I'm a lecturer, and being off sick causes huge amounts of inconvenience - someone else has to cover your classes, the students fall behind etc etc - and is not really encouraged. On the flip side to that, while it's not too hard to soldier on through a snuffly cold when you can keep your head down at a desk most of the day, it's virtually impossible to stand up and address a sea of people four or five times a day when you feel ghastly, plus here we're exposed to more germs than most.

I had a really disgusting cold at the beginning of November, which went into tonsillitis, which disappeared for about a week after a course of penicillin, and has now returned just in time for Christmas, white spots and all. Lovely. I can't help but think if I'd just taken a couple of days in bed at the start, everything would be so different now!

My mum sent us to school regardless - even though she was actually at home - and basically told us that unless we were actually dying, we soldiered on. I think that's stayed with me, plus the fact that sickness days are one of the benchmarks which were used here in the last batch of redundancies. The whole thing's nonsense, really, and sometimes I think I'm my own worst enemy.

Hope you're feeling better soon, and you're fully recovered for Christmas gluttony.

London-Lass said...

Jo - glad you've recovered from the winter vomiting thingie :)

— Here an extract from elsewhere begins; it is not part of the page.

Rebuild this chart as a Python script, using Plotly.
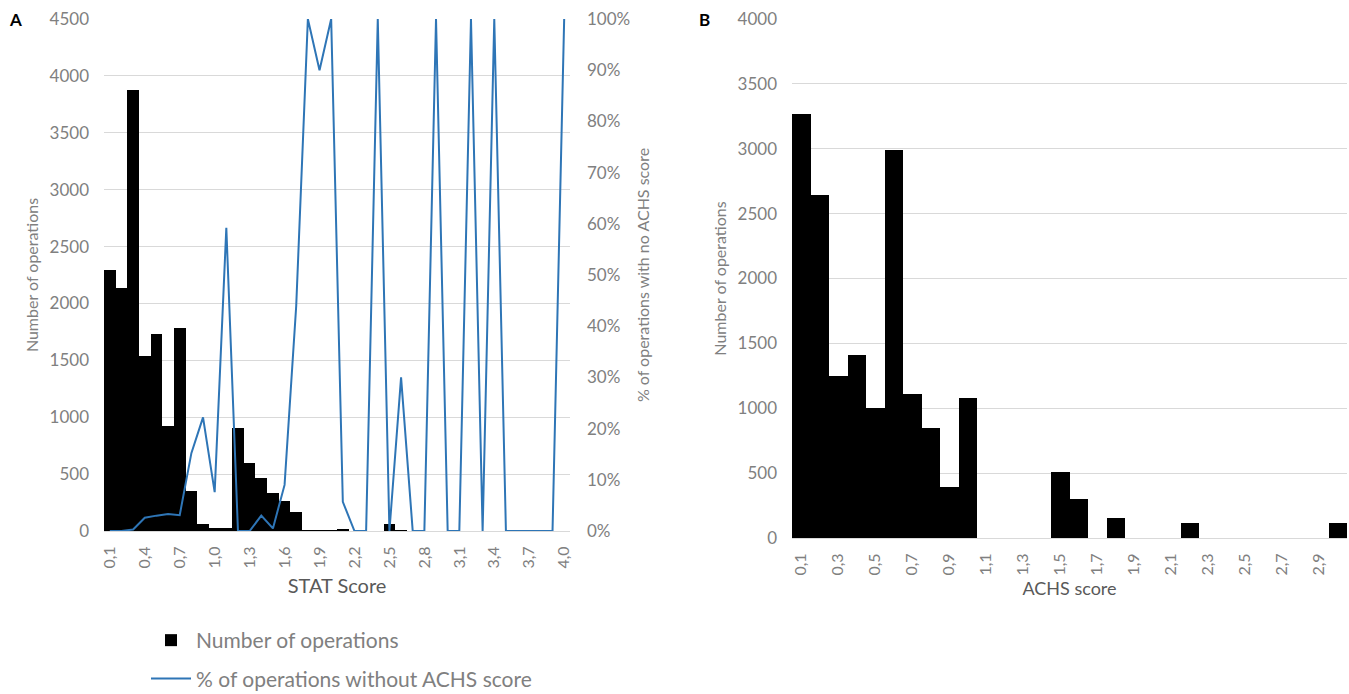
import plotly.graph_objects as go

# ---------------- Panel A data ----------------
stat_scores = ["0,1", "0,2", "0,3", "0,4", "0,5", "0,6", "0,7", "0,8", "0,9", "1,0",
               "1,1", "1,2", "1,3", "1,4", "1,5", "1,6", "1,7", "1,8", "1,9", "2,0",
               "2,1", "2,2", "2,3", "2,4", "2,5", "2,6", "2,7", "2,8", "2,9", "3,0",
               "3,1", "3,2", "3,3", "3,4", "3,5", "3,6", "3,7", "3,8", "3,9", "4,0"]
stat_counts = [2290, 2140, 3880, 1540, 1730, 920, 1785, 350, 65, 25,
               25, 905, 600, 470, 330, 260, 165, 5, 5, 5,
               15, 0, 0, 0, 60, 5, 0, 0, 0, 0,
               0, 0, 0, 0, 0, 0, 0, 0, 0, 0]
pct_without_achs = [0, 0, 0.3, 2.6, 3.0, 3.3, 3.1, 15.2, 22.2, 7.6,
                    59.2, 0, 0, 3.0, 0.5, 9.0, 44, 100, 90, 100,
                    5.7, 0, 0, 100, 0, 30, 0, 0, 100, 0,
                    0, 100, 0, 100, 0, 0, 0, 0, 0, 100]
stat_tick_labels = ["0,1", "0,4", "0,7", "1,0", "1,3", "1,6", "1,9", "2,2",
                    "2,5", "2,8", "3,1", "3,4", "3,7", "4,0"]

# ---------------- Panel B data ----------------
achs_scores = ["0,1", "0,2", "0,3", "0,4", "0,5", "0,6", "0,7", "0,8", "0,9", "1,0",
               "1,1", "1,2", "1,3", "1,4", "1,5", "1,6", "1,7", "1,8", "1,9", "2,0",
               "2,1", "2,2", "2,3", "2,4", "2,5", "2,6", "2,7", "2,8", "2,9", "3,0"]
achs_counts = [3270, 2645, 1245, 1410, 1005, 2990, 1112, 845, 395, 1081,
               0, 0, 0, 0, 505, 298, 0, 157, 0, 0,
               0, 113, 0, 0, 0, 0, 0, 0, 0, 113]
achs_tick_labels = ["0,1", "0,3", "0,5", "0,7", "0,9", "1,1", "1,3", "1,5",
                    "1,7", "1,9", "2,1", "2,3", "2,5", "2,7", "2,9"]

GRID = "#d9d9d9"
TICK = "#808080"
TITLE = "#595959"
BLUE = "#2e75b6"
FONT = "Lato"

fig = go.Figure()

fig.add_trace(go.Bar(x=stat_scores, y=stat_counts, name="Number of operations",
                     marker=dict(color="black", line=dict(width=0)),
                     xaxis="x", yaxis="y", legendgroup="a"))
fig.add_trace(go.Scatter(x=stat_scores, y=pct_without_achs, mode="lines",
                         name="% of operations without ACHS score",
                         line=dict(color=BLUE, width=2),
                         xaxis="x", yaxis="y3", legendgroup="b"))
fig.add_trace(go.Bar(x=achs_scores, y=achs_counts, name="Number of operations",
                     marker=dict(color="black", line=dict(width=0)),
                     xaxis="x2", yaxis="y2", showlegend=False))

W, H = 1349, 694
axA = [104 / W, 570 / W]
axB = [792 / W, 1347 / W]
yA = [1 - 531 / H, 1 - 19 / H]
yB = [1 - 538 / H, 1 - 19 / H]

fig.update_layout(
    width=W, height=H,
    margin=dict(l=0, r=0, t=0, b=0, autoexpand=False),
    paper_bgcolor="white", plot_bgcolor="white",
    bargap=0,
    font=dict(family=FONT, color=TICK),
    xaxis=dict(domain=axA, anchor="y", type="category", range=[-0.5, 39.5], automargin=False,
               tickmode="array", tickvals=stat_tick_labels, ticktext=stat_tick_labels,
               tickangle=-90, tickfont=dict(size=16, color=TICK),
               showgrid=False, showline=True, linecolor=GRID, linewidth=1,
               ticks="outside", ticklen=8, tickcolor="rgba(0,0,0,0)",
               title=dict(text="STAT Score", font=dict(size=20, color=TITLE), standoff=11)),
    yaxis=dict(domain=yA, anchor="x", range=[0, 4500], dtick=500, automargin=False,
               showgrid=True, gridcolor=GRID, zeroline=False,
               tickfont=dict(size=17, color=TICK), ticklabelstandoff=14,
               title=dict(text="Number of operations", font=dict(size=16, color=TICK), standoff=6)),
    yaxis3=dict(overlaying="y", anchor="x", side="right", range=[0, 100], dtick=10,
                automargin=False,
                ticksuffix="%", showgrid=False, zeroline=False,
                tickfont=dict(size=17, color=TICK), ticklabelstandoff=16,
                title=dict(text="% of operations with no ACHS score",
                           font=dict(size=16, color=TICK), standoff=8)),
    xaxis2=dict(domain=axB, anchor="y2", type="category", range=[-0.5, 29.5], automargin=False,
                tickmode="array", tickvals=achs_tick_labels, ticktext=achs_tick_labels,
                tickangle=-90, tickfont=dict(size=16, color=TICK),
                showgrid=False, showline=True, linecolor=GRID, linewidth=1,
                ticks="outside", ticklen=8, tickcolor="rgba(0,0,0,0)",
                title=dict(text="ACHS score", font=dict(size=18, color=TITLE), standoff=7)),
    yaxis2=dict(domain=yB, anchor="x2", range=[0, 4000], dtick=500, automargin=False,
                showgrid=True, gridcolor=GRID, zeroline=False,
                tickfont=dict(size=17, color=TICK), ticklabelstandoff=14,
                title=dict(text="Number of operations", font=dict(size=16, color=TICK), standoff=6)),
    legend=dict(x=146 / W, y=1 - 620 / H, xanchor="left", yanchor="top",
                orientation="v", traceorder="grouped", tracegroupgap=8,
                font=dict(size=21, color=TICK, family=FONT),
                bgcolor="rgba(0,0,0,0)", itemwidth=40),
    annotations=[
        dict(text="<b>A</b>", x=15 / W, y=1 - 20 / H, xref="paper", yref="paper",
             xanchor="center", yanchor="middle", showarrow=False,
             font=dict(size=17, color="black", family=FONT)),
        dict(text="<b>B</b>", x=704 / W, y=1 - 20 / H, xref="paper", yref="paper",
             xanchor="center", yanchor="middle", showarrow=False,
             font=dict(size=17, color="black", family=FONT)),
    ],
)

fig.write_html("out.html")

I'm an oddity in that I text my bosses when I am ill/injured (managed to do my ankle in twice this year). I did used to call in but a former work colleague just used to text, the bosses were fine with that and so I now do it. Saves all the `sick voice' nonsense and sweating palms/flipping over stomach palaver whilst making the dreaded call into work.

Ellie said...

I read this from on my sofa and under my duvet after spending a guilt full day of not working due to some virus. And I too thought the timing would be suspicious.

cynicalscribble said...

I'm the same, I think in my last job I'd had 1 day off sick in 4/5 years and I that would've been a (very) bad Monday morning hangover, which I wouldn't have been able to battle through at work.

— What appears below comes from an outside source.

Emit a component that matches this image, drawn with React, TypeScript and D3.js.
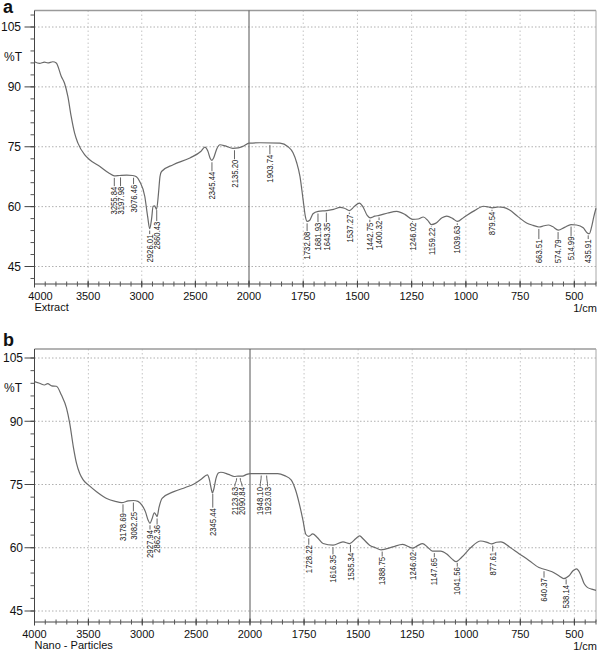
import React from 'react';
import * as d3 from 'd3';

// ---------- data ----------
const xTickValues = [4000, 3500, 3000, 2500, 2000, 1750, 1500, 1250, 1000, 750, 500];
const xGridValues = [3500, 3000, 2500, 1750, 1500, 1250, 1000, 750, 500];
const yTickValues = [105, 90, 75, 60, 45];

// Panel a: Extract
const extractWn = [
  4000, 3953, 3907, 3876, 3829, 3797, 3750, 3720, 3689, 3658, 3626, 3595, 3533, 3486, 3393, 3300,
  3256, 3206, 3140, 3084, 3050, 3019, 2972, 2945, 2926, 2908, 2894, 2880, 2862, 2845, 2830, 2816,
  2707, 2551, 2450, 2411, 2385, 2360, 2345, 2330, 2300, 2271, 2220, 2150, 2100, 2050, 2000, 1950,
  1857, 1820, 1797, 1780, 1765, 1750, 1740, 1732, 1720, 1705, 1681, 1643, 1610, 1580, 1560, 1537,
  1515, 1491, 1475, 1455, 1442, 1420, 1400, 1360, 1319, 1280, 1246, 1220, 1196, 1175, 1159, 1140,
  1110, 1088, 1060, 1039, 1010, 960, 919, 895, 879, 850, 827, 800, 760, 720, 690, 663,
  640, 620, 600, 574, 545, 515, 490, 459, 440, 431, 420, 410, 400,
];
const extractT = [
  96.3, 95.9, 96.2, 96.0, 96.3, 96.0, 92.6, 90.9, 87.6, 82.6, 78.4, 75.9, 73.0, 71.75, 70.1, 68.3,
  67.7, 67.8, 67.9, 67.8, 67.5, 66.3, 62.6, 57.5, 54.5, 57.0, 60.1, 60.2, 59.3, 63.0, 67.5, 68.8,
  70.5, 72.2, 73.8, 74.9, 74.0, 72.0, 71.6, 72.2, 74.5, 75.5, 75.2, 74.6, 74.7, 75.2, 75.9, 76.0,
  75.9, 75.0, 73.5, 71.0, 67.6, 61.5, 57.5, 56.3, 56.6, 58.2, 58.8, 59.0, 59.3, 59.8, 59.6, 59.0,
  60.0, 60.9, 60.0, 57.8, 57.2, 57.6, 57.8, 58.4, 58.8, 58.0, 56.8, 56.9, 57.4, 56.5, 55.5, 55.8,
  57.2, 57.6, 57.0, 56.3, 57.3, 59.0, 60.1, 59.9, 59.7, 59.9, 59.8, 59.2, 57.5, 55.9, 55.3, 54.9,
  55.2, 55.4, 55.0, 54.1, 54.8, 55.5, 55.4, 54.7, 53.4, 53.2, 55.0, 57.5, 59.6,
];
const extractPeakWn = [
  3255.84, 3197.98, 3076.46, 2926.01, 2860.43, 2345.44, 2135.2, 1903.74, 1732.08, 1681.93, 1643.35,
  1537.27, 1442.75, 1400.32, 1246.02, 1159.22, 1039.63, 879.54, 663.51, 574.79, 514.99, 435.91,
];
const extractPeakLabelT = [
  65, 65, 65.5, 53, 56.25, 68.75, 71.75, 73, 53.75, 56, 56,
  58, 56, 56.5, 56, 54.75, 55.25, 58.75, 51.75, 51.75, 52.5, 51.75,
];

// Panel b: Nano - Particles
const nanoWn = [
  4000, 3953, 3907, 3878, 3841, 3797, 3750, 3703, 3673, 3640, 3610, 3580, 3548, 3500, 3424, 3330,
  3250, 3190, 3130, 3081, 3040, 3003, 2970, 2945, 2928, 2910, 2888, 2875, 2862, 2845, 2816, 2707,
  2600, 2520, 2450, 2396, 2375, 2360, 2349, 2335, 2315, 2290, 2271, 2200, 2146, 2110, 2069, 2030,
  2000, 1950, 1872, 1840, 1810, 1790, 1770, 1755, 1742, 1728, 1710, 1690, 1662, 1616, 1570, 1539,
  1510, 1493, 1475, 1447, 1420, 1394, 1340, 1294, 1248, 1225, 1202, 1180, 1156, 1118, 1090, 1065,
  1046, 1020, 980, 933, 900, 882, 860, 840, 800, 756, 710, 664, 640, 603, 570, 549,
  526, 505, 490, 480, 470, 455, 440, 420, 400,
];
const nanoT = [
  99.4, 99.0, 98.6, 98.9, 98.4, 98.3, 96.2, 93.1, 89.5, 84.0, 80.0, 77.6, 76.1, 74.9, 73.3, 71.7,
  71.0, 70.7, 71.1, 71.2, 71.0, 70.1, 68.5, 66.5, 65.8, 66.8, 68.3, 67.9, 67.4, 69.5, 71.7, 73.3,
  74.3, 75.1, 76.3, 77.3, 76.0, 74.0, 73.0, 74.0, 76.5, 77.8, 77.9, 77.4, 76.9, 77.0, 77.0, 77.4,
  77.6, 77.6, 77.6, 77.1, 76.1, 73.8, 70.0, 66.5, 63.2, 62.7, 63.3, 62.5, 61.0, 60.6, 61.4, 61.0,
  62.2, 62.8, 62.0, 60.6, 60.0, 59.5, 60.2, 60.8, 59.9, 60.5, 61.0, 60.2, 59.2, 59.2, 58.5, 57.3,
  56.7, 57.8, 60.0, 61.6, 61.2, 60.9, 61.3, 61.4, 60.2, 58.6, 57.0, 55.3, 54.9, 54.3, 53.3, 52.7,
  53.3, 54.6, 55.0, 54.5, 53.5, 51.5, 50.6, 50.2, 49.9,
];
const nanoPeakWn = [
  3178.69, 3082.25, 2927.94, 2862.36, 2345.44, 2123.63, 2090.84, 1948.1, 1923.03, 1728.22, 1616.35,
  1535.34, 1388.75, 1246.02, 1147.65, 1041.56, 877.61, 640.37, 538.14,
];
const nanoPeakLabelT = [
  68.2, 68.5, 64.2, 65.4, 69.4, 74.4, 74.4, 74.4, 74.4, 60.6, 58.3,
  58.8, 57.8, 59, 57.6, 55.4, 59, 52.8, 51.2,
];

// ---------- component ----------
type PanelProps = {
  letter: string;
  sample: string;
  wn: number[];
  t: number[];
  peakWn: number[];
  peakLabelT: number[];
  top: number;
  bottom: number;
  left: number;
  right: number;
  x2000: number;
  y105: number;
  y45: number;
  firstLabelShift: number;
  yLabelRight: number;
  letterBaseline: number;
};

const FONT = 'Liberation Sans, Arial, Helvetica, sans-serif';

function spread(xs: number[], gap: number): number[] {
  const out = xs.slice();
  for (let iter = 0; iter < 30; iter++) {
    for (let i = 1; i < out.length; i++) {
      const d = out[i] - out[i - 1];
      if (d < gap) {
        const s = (gap - d) / 2;
        out[i - 1] -= s;
        out[i] += s;
      }
    }
  }
  return out;
}

function Panel(p: PanelProps) {
  const x = d3.scaleLinear().domain([4000, 2000, 400]).range([p.left, p.x2000, p.right]);
  const y = d3.scaleLinear().domain([45, 105]).range([p.y45, p.y105]);
  const interp = d3.scaleLinear().domain(p.wn).range(p.t);
  const pts: [number, number][] = p.wn.map((w, i) => [x(w), y(p.t[i])]);
  const line = d3.line().curve(d3.curveMonotoneX)(pts) || '';

  const minorX = [...d3.range(4000, 2000, -100), ...d3.range(2000, 399, -50)];
  const minorY = d3.range(42, 110, 3).filter((v) => y(v) <= p.bottom + 0.5 && y(v) >= p.top - 0.5);

  const peakX = p.peakWn.map((w) => x(w));
  const labelX = spread(peakX, 7.4);

  return (
    <g>
      <text x={3} y={p.letterBaseline} fontFamily={FONT} fontWeight="bold" fontSize={18} fill="#111">
        {p.letter}
      </text>
      {/* grid */}
      {yTickValues.map((v) => (
        <line key={'gy' + v} x1={p.left} x2={p.right} y1={y(v)} y2={y(v)} stroke="#b0b0b0" strokeWidth={1} strokeDasharray="1.5,2" />
      ))}
      {xGridValues.map((v) => (
        <line key={'gx' + v} x1={x(v)} x2={x(v)} y1={p.top} y2={p.bottom} stroke="#c4c4c4" strokeWidth={1} strokeDasharray="1.5,2.5" />
      ))}
      {/* frame */}
      <line x1={p.left} x2={p.right} y1={p.top} y2={p.top} stroke="#9a9a9a" strokeWidth={1.3} />
      <line x1={p.right} x2={p.right} y1={p.top} y2={p.bottom} stroke="#a8a8a8" strokeWidth={1} />
      <line x1={x(2000)} x2={x(2000)} y1={p.top} y2={p.bottom} stroke="#555" strokeWidth={1} />
      <line x1={p.left} x2={p.left} y1={p.top} y2={p.bottom} stroke="#444" strokeWidth={1} />
      <line x1={p.left} x2={p.right} y1={p.bottom} y2={p.bottom} stroke="#444" strokeWidth={1} />
      {/* y ticks */}
      {minorY.map((v) => (
        <line key={'my' + v} x1={p.left - 4} x2={p.left} y1={y(v)} y2={y(v)} stroke="#555" strokeWidth={1} />
      ))}
      {yTickValues.map((v) => (
        <g key={'ty' + v}>
          <line x1={p.left - 10} x2={p.left} y1={y(v)} y2={y(v)} stroke="#444" strokeWidth={1} />
          <text x={p.yLabelRight} y={y(v)} dy="0.36em" textAnchor="end" fontFamily={FONT} fontSize={12} fill="#111">
            {v}
          </text>
        </g>
      ))}
      <text x={4} y={p.y105 + 34} fontFamily={FONT} fontSize={12} fill="#111">
        %T
      </text>
      {/* x ticks */}
      {minorX.map((v) => (
        <line key={'mx' + v} x1={x(v)} x2={x(v)} y1={p.bottom - 2.5} y2={p.bottom + 2.5} stroke="#555" strokeWidth={1} />
      ))}
      {xTickValues.map((v, i) => (
        <g key={'tx' + v}>
          <line x1={x(v)} x2={x(v)} y1={p.bottom - 3.5} y2={p.bottom + 3.5} stroke="#444" strokeWidth={1} />
          <text x={x(v) + (i === 0 ? p.firstLabelShift : 0)} y={p.bottom + 15.5} textAnchor="middle" fontFamily={FONT} fontSize={11} fill="#111">
            {v}
          </text>
        </g>
      ))}
      <text x={p.left} y={p.bottom + 26.5} fontFamily={FONT} fontSize={11} fill="#111">
        {p.sample}
      </text>
      <text x={p.right + 1} y={p.bottom + 27.5} textAnchor="end" fontFamily={FONT} fontSize={11} fill="#111">
        1/cm
      </text>
      {/* spectrum */}
      <path d={line} fill="none" stroke="#6a6a6a" strokeWidth={1.2} />
      {/* peak labels */}
      {p.peakWn.map((w, i) => {
        const px = peakX[i];
        const lx = labelX[i];
        const cy = y(interp(w)) + 2;
        const ly = y(p.peakLabelT[i]) - 0.5;
        const midY = (cy + ly) / 2;
        const d =
          Math.abs(lx - px) < 0.6
            ? `M${px},${cy}L${px},${ly}`
            : `M${px},${cy}C${px},${midY} ${lx},${midY} ${lx},${ly}`;
        return (
          <g key={'pk' + i}>
            <path d={d} fill="none" stroke="#555" strokeWidth={0.9} />
            <text
              transform={`translate(${lx},${ly + 0.5}) rotate(-90) scale(0.86,1)`}
              dy="0.35em"
              textAnchor="end"
              fontFamily={FONT}
              fontSize={9}
              fill="#222"
            >
              {w.toFixed(2)}
            </text>
          </g>
        );
      })}
    </g>
  );
}

export default function App() {
  return (
    <svg
      width={600}
      height={654}
      viewBox="0 0 600 654"
      style={{ position: 'absolute', left: 0, top: 0, background: '#fff' }}
    >
      <rect x={0} y={0} width={600} height={654} fill="#fff" />
      <Panel
        letter="a"
        sample="Extract"
        wn={extractWn}
        t={extractT}
        peakWn={extractPeakWn}
        peakLabelT={extractPeakLabelT}
        top={10.5}
        bottom={284}
        left={34.5}
        right={596}
        x2000={249}
        y105={27}
        y45={266.5}
        firstLabelShift={6}
        yLabelRight={21}
        letterBaseline={13}
      />
      <Panel
        letter="b"
        sample="Nano - Particles"
        wn={nanoWn}
        t={nanoT}
        peakWn={nanoPeakWn}
        peakLabelT={nanoPeakLabelT}
        top={349}
        bottom={622}
        left={34.5}
        right={596}
        x2000={250}
        y105={358}
        y45={611}
        firstLabelShift={0}
        yLabelRight={23}
        letterBaseline={346}
      />
    </svg>
  );
}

Do I want a medal...yes, yes I do.

Please Don't Eat With Your Mouth Open said...

Paper Rock - YES. The voice. Stomach ache doesn't tend to give you the husky voice required. Dammit.

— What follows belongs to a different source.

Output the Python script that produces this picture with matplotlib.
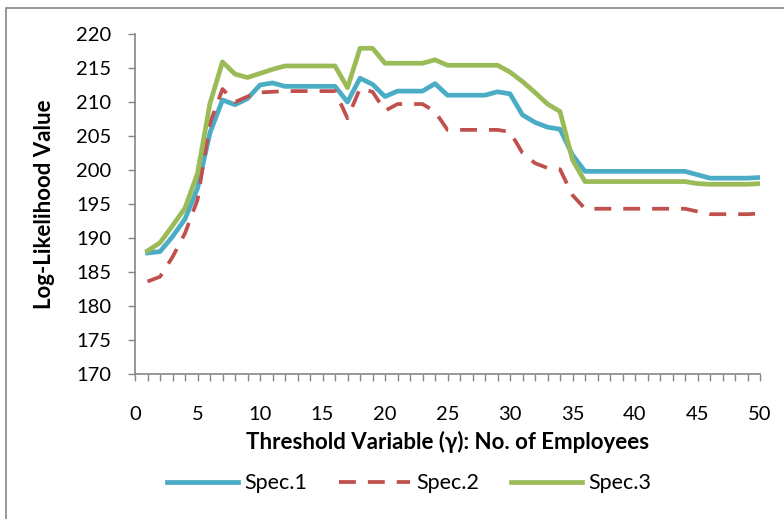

Nutty cow - Oh, I know I shouldn't feel guilty. We all do though, to some extent (and wholly irrationally) I think.

Cat - I think it's definitely worse for teachers. I mean, how can being sick be "encouraged" anyway? You're right in that half the time, one day off when you're not feeling AS bad can save you taking a week off later once everything has escalated. Luckily I'm feeling much better and should be on fine eating form for tomorrow. Hope you're the same.

London Lass - In fairness, everyone else on my team texts and e-mails in, we're only a small team, but I still felt like as it was my "first time", that I should call. Then I emailed. A MINEFIELD.

Ellie - Oh, love. Hope you feel better in time for Christmas Day. x

Cynical - It's in the post. (to both of us. YEAH WE'RE GOOD)

Brennig said...

I had the voms at the start of the month, so the 'He's only doing this to get a day off to go Christmas shopping' thought didn't occur to any of us. The unfortunate side effect of being ill (apart from vomming, obv) was that my immune system took such a hammering that I caught a cold. As a result of the cold I got sent home early the next day. Can't win, eh? Stay at home being sick. Go to work the next day. Get sent home.

But the work ethic gets in the way, as ever.